Start Data for this exercise
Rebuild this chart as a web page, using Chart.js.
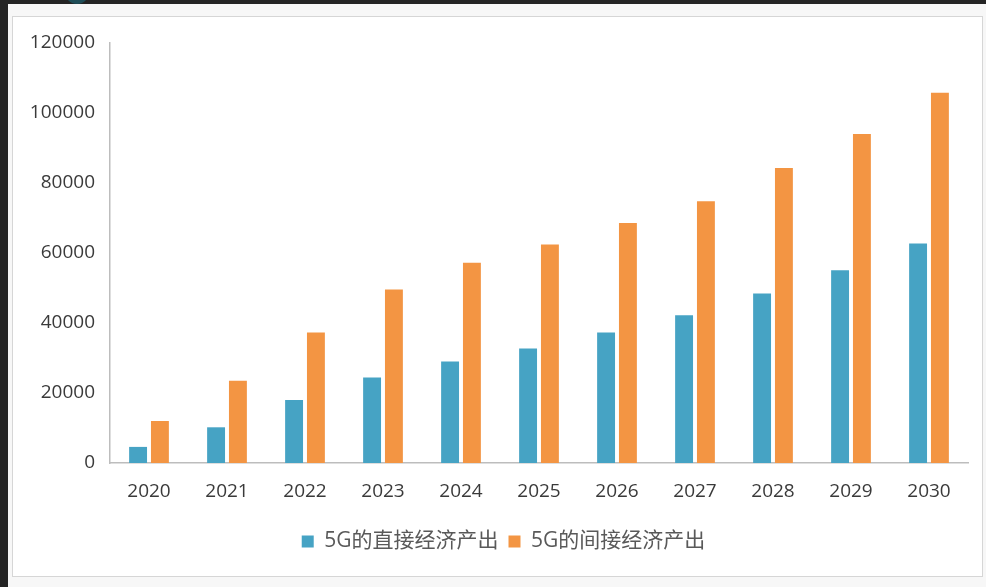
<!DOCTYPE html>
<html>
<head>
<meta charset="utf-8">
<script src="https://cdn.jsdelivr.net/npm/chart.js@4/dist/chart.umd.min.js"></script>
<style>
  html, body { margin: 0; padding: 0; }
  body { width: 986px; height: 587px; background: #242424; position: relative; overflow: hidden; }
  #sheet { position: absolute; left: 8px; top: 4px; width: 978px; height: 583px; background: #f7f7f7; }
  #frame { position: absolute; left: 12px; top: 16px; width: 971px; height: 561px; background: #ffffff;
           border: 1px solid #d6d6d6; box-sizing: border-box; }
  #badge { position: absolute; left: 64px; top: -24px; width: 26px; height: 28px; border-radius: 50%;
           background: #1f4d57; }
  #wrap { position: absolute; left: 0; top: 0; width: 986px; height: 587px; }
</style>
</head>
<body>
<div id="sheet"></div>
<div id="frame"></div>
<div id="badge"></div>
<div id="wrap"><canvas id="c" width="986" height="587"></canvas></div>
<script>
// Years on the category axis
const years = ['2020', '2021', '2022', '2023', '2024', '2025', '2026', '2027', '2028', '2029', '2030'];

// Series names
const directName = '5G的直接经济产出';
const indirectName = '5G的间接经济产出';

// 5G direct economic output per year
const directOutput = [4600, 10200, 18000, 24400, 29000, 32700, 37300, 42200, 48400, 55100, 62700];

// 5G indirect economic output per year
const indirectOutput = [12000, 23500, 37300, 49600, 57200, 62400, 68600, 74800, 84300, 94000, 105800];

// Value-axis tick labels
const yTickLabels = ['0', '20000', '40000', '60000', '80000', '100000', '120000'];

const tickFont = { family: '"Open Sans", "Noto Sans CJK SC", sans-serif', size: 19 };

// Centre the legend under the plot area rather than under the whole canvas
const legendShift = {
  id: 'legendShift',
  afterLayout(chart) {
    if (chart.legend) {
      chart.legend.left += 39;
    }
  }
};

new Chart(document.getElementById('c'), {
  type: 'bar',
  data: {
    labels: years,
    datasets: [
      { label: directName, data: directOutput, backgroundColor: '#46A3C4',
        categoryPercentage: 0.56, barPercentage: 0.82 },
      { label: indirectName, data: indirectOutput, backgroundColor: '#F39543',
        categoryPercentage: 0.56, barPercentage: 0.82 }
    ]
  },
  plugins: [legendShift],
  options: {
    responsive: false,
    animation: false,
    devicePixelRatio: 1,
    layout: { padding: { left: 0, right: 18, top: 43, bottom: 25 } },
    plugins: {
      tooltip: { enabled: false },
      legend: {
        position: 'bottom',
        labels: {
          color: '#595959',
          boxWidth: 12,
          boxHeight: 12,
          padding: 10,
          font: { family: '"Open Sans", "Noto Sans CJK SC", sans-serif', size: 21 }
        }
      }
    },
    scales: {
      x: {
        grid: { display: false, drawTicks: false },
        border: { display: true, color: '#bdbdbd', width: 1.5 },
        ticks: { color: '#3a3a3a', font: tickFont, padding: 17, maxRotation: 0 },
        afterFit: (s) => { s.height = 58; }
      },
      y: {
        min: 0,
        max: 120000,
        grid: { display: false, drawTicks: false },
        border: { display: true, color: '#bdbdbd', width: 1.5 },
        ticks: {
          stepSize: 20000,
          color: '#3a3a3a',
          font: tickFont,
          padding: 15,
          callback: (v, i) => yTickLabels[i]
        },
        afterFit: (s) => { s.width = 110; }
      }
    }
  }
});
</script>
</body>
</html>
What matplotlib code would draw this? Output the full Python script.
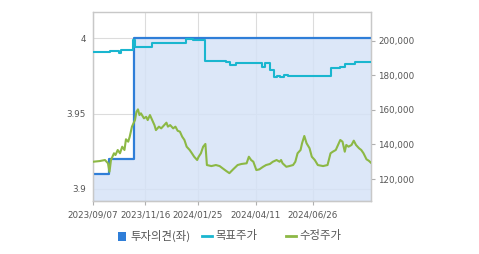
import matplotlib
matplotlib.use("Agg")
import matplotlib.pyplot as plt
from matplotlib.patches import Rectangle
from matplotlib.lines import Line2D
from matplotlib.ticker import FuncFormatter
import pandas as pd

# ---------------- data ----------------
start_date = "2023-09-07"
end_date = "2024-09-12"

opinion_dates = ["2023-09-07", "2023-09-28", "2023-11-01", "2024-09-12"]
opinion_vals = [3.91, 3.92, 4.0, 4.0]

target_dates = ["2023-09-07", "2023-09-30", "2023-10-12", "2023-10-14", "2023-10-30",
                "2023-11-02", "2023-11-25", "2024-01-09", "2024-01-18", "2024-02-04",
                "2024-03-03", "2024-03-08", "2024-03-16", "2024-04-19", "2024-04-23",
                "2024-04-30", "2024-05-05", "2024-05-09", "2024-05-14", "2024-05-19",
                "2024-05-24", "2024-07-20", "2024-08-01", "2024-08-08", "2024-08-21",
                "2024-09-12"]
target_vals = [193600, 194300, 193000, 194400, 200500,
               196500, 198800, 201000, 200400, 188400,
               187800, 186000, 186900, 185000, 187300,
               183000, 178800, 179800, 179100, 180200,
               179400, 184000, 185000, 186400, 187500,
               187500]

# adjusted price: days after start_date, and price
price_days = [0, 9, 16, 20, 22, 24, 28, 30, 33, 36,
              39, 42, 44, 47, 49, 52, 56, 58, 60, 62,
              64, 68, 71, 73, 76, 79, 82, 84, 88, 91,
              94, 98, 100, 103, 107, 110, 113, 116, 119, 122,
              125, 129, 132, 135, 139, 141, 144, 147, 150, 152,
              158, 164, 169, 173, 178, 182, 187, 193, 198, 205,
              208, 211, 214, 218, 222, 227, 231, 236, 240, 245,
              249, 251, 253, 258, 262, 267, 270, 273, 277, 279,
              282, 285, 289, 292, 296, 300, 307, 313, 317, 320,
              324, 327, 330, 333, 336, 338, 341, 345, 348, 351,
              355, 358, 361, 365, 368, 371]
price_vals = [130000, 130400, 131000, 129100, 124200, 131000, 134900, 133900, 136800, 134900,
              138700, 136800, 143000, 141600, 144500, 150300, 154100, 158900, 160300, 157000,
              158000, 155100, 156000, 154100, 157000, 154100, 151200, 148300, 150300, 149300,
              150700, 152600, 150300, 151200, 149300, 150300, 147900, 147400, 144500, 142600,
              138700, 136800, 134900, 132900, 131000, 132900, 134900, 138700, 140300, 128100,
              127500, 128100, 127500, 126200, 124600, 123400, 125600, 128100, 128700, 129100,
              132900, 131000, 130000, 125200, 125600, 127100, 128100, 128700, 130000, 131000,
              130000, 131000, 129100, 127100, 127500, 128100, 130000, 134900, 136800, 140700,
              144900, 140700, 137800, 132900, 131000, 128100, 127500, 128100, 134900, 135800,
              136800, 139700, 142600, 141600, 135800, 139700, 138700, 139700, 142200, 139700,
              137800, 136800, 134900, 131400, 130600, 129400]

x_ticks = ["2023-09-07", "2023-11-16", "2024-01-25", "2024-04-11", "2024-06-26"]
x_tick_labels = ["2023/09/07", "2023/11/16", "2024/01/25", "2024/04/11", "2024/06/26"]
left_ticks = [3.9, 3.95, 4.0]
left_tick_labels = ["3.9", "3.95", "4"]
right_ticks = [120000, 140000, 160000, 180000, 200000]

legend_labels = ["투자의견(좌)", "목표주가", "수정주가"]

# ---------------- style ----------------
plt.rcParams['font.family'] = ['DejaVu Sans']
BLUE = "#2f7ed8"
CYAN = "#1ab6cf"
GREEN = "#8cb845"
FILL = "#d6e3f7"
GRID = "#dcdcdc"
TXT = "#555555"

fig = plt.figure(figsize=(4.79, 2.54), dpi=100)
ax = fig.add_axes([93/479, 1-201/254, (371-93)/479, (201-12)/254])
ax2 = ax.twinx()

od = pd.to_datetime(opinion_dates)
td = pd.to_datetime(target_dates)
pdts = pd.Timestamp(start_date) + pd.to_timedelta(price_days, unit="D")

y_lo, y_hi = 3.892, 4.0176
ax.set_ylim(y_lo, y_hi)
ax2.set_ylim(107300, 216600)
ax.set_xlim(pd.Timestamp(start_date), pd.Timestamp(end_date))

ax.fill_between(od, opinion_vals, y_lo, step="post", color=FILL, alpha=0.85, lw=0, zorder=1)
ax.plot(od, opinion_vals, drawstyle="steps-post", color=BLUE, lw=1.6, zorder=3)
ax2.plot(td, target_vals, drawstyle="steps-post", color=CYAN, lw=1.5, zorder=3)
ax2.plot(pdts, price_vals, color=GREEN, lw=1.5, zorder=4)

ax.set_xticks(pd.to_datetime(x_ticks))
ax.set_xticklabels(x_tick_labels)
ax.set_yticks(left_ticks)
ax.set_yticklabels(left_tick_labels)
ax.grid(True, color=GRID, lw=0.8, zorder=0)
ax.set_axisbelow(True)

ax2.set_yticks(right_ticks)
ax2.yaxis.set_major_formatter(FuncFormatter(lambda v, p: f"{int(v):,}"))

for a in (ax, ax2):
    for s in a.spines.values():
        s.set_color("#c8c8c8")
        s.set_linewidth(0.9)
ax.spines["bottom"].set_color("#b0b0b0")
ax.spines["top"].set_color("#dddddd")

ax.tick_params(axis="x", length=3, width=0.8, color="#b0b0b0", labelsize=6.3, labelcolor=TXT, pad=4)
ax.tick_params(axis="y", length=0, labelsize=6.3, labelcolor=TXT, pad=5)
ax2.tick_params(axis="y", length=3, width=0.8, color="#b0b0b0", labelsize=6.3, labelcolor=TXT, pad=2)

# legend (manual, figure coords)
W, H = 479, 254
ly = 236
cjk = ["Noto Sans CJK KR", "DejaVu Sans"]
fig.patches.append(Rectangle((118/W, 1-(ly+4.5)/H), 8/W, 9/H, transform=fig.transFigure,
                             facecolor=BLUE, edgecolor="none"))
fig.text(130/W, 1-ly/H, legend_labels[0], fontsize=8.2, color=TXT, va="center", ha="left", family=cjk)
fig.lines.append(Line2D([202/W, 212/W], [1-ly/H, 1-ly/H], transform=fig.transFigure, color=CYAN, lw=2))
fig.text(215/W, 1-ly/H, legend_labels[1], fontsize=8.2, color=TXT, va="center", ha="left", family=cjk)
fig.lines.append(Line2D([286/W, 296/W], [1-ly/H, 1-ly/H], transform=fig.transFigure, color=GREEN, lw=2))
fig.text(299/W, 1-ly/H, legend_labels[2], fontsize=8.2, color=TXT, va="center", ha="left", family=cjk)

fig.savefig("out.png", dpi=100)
End Data for this exercise
Find how many lines include the string "script" and report that number alone.

» **Full response**
4